The White House ( ca. 1846)




After winning the election for President in 1828, his wife Rachel Donelson Robards died suddenly of a heart attack on December 22, 1828, before his inauguration, and was buried on Christmas Eve.

Jackson in 1824, painting by Thomas Sully
Jackson's life didn't get any easier after moving into the White House on 1600 Pennsylvania Avenue. Many crises occurred during his presidency.  Widowed, Jackson realized the nation didn't have a first lady so he invited his wife's niece Emily Donelson to serve as the hostess at the White House.  Emily died from tuberculosis in 1836.

Jackson stood at 6 feet, 1 inch (1.85 m) tall, and weighed between 130 to 140 pounds (64 kg). Jackson also had an unruly shock of red hair, which completely grayed by the time he became president at age 61. He had penetrating deep blue eyes and was one of the more sickly presidents this nation ever had, suffering from chronic headaches, abdominal pains, and a hacking cough, caused by a musket ball in his lung that had never been removed. He often brought up blood and it sometimes made his whole body shake. After leaving Washington in 1837, Jackson retired to Nashville. He was 78 years old and suffered from chronic tuberculosis, and dropsy,  He died at his home called The Hermitage on June 8, 1845 from heart failure. His life was full of hardship and he wore his nickname "Old Hickory" with pride, earned through his obvious fortitude and tough exterior.

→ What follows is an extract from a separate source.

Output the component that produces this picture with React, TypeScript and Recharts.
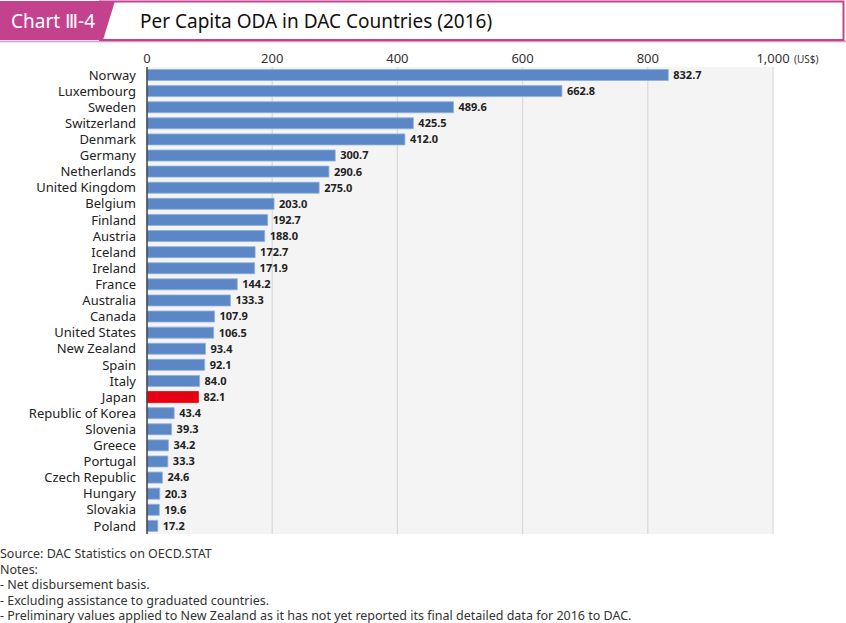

Some occupants of 1600 Pennsylvania Avenue say that the Rose Room is one of the most haunted in the White house, it contains the canopy bed of former President Jackson. Lincoln's first lady Mary Todd Lincoln, told friends that she'd heard him stomping through the White House halls and swearing some twenty years after Jackson's death. Truman wrote in a letter to his wife Bess in June of 1945, "I sit here in this old house and work on foreign affairs, read reports, and work on speeches--all the while listening to the ghosts walk up and down the hallway and even right in here in the study. The floors pop and the drapes move back and forth--I can just imagine old Andy [Jackson] and Teddy [Roosevelt] having an argument over Franklin [Roosevelt]."